The Shaker Farm Historic District is an early twentieth-century suburban residential development of approximately 266 acres, first laid out in 1904. The District occupies the northern section of 1,393 acres owned by the North Union Shaker Colony between 1822 and 1892 and predates the development of today’s Shaker Heights.
Like many other Cleveland Heights neighborhoods, the development followed the romantic suburban design prevalent at that time, favoring winding streets over more traditionally designed gridded streets and targeted the Cleveland elite’s desire to get away from the industrialized city center. The area was very rural and real estate advertising promoted “the benefits and delights of living in the country,” including “fresh air, pure water and spacious surroundings” and “the fragrance of nature’s wild flowers.”

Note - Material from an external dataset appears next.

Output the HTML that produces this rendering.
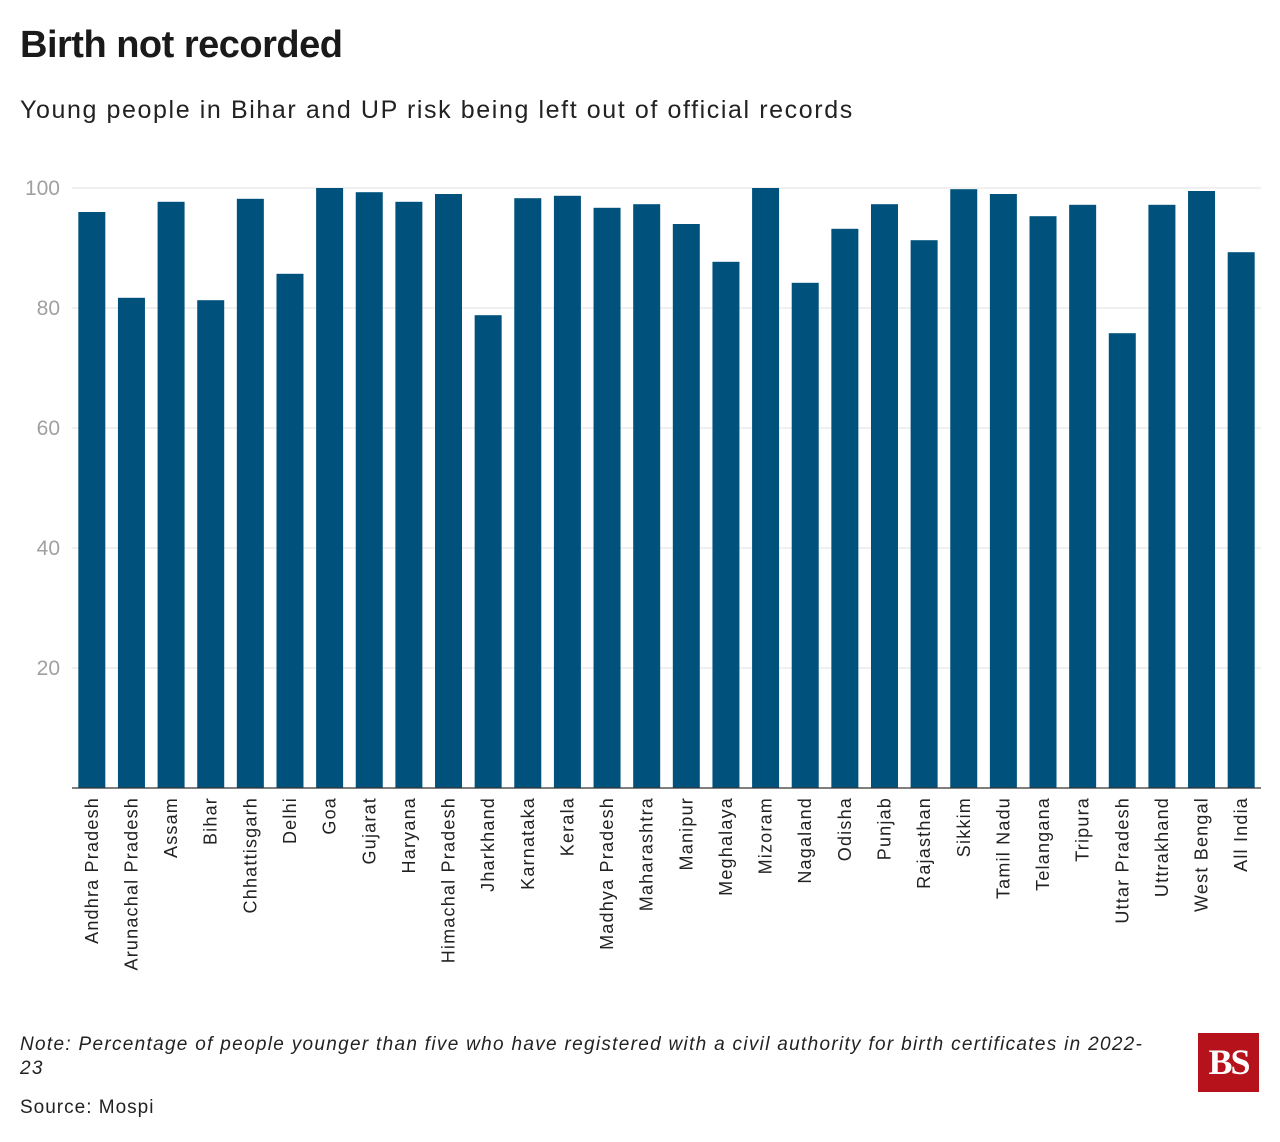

All the homes in the district are designed for single-family occupancy and many were constructed with space for live-in servants, including the upper story of carriage houses, rooms above attached garages, servants’ wings, and rooms on third floors. Oftentimes there was a separate staircase for the help.
High quality materials were used, with many homes constructed of brick, stone and stucco and others using clapboard and wood shingles. Unlike many developments of this time, a high percentage of the homes were architect designed, with attention to style, detail and amenities. The District’s houses reflect the eclecticism prevalent in early twentieth-century domestic architecture. Dominant architectural styles are the Colonial Revival, Medieval Revival and Picturesque, though as was common, many are eclectic blends of popular styles.